Dopo tanti incarichi a professionisti più o meno illustri, nel 2008 il Teatro Sociale è stato finalmente sottoposto a lavori di ristrutturazione, adeguamento strutturale, recupero architettonico e realizzazione degli impianti tecnologici imposti dalle attuali normative: centrale idrica, locale pompe antincendio, locale macchine ascensore, impianto elettrico e gruppo di continuità, impianto termico.
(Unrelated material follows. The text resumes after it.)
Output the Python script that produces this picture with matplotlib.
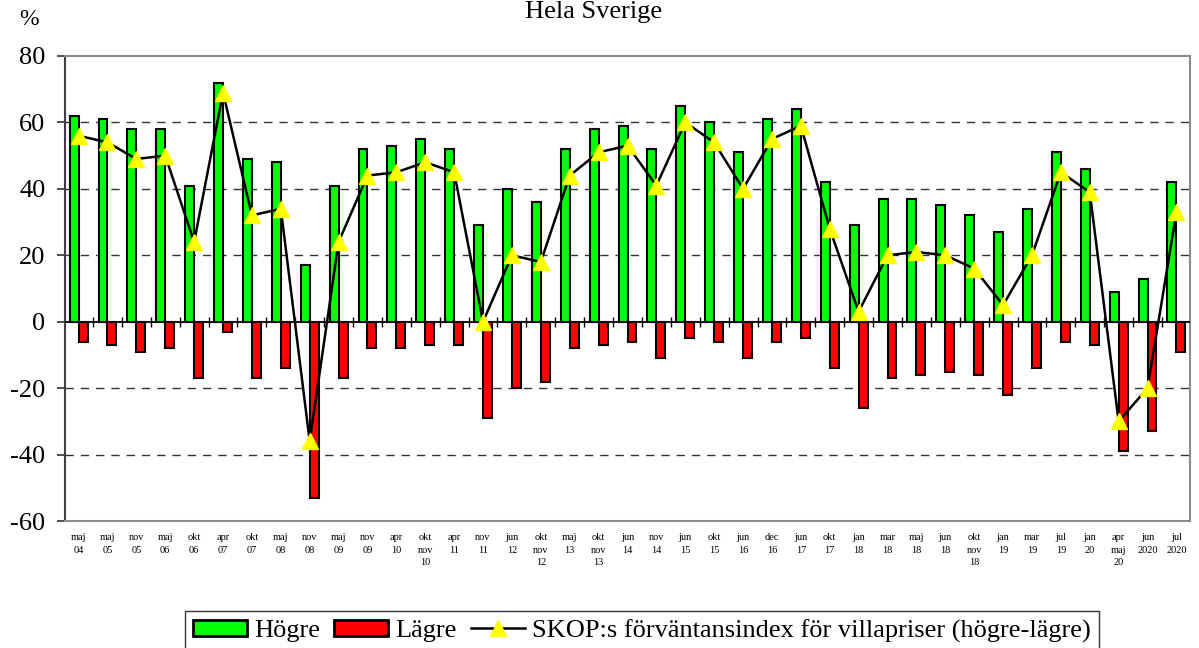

Nella relazione tecnica del progettista, architetto Luigi Munna, erano evidenziati i punti essenziali del recupero architettonico: “Eliminazione delle superfetazioni e recupero della distribuzione originaria; recupero del prospetto; riproposizione dell’impianto tipologico della sala; adeguamento dello spazio scenico e realizzazione della “macchina teatrale” all’italiana, composta principalmente da due spazi: la torre scenica, volume tecnico dove avviene la rappresentazione, e la sala, luogo deputato al pubblico”. 
Sono state demolite la gradinata in cemento armato e la cabina di proiezione; sono state ripristinate le due scale laterali ed il salone delle feste centrale e, grazie alla ricostruzione dell’antico timpano e all’apertura dell’oculo centrale, è di nuovo possibile accedere al terrazzo sovrastante il prospetto. 
Il 20 dicembre 2009 il Teatro Sociale è stato riconsegnato alla Città. 
Canicattì si è, finalmente, riappropriata di una struttura davvero “sociale”, che potrà esaltarne e potenziarne le tradizioni culturali.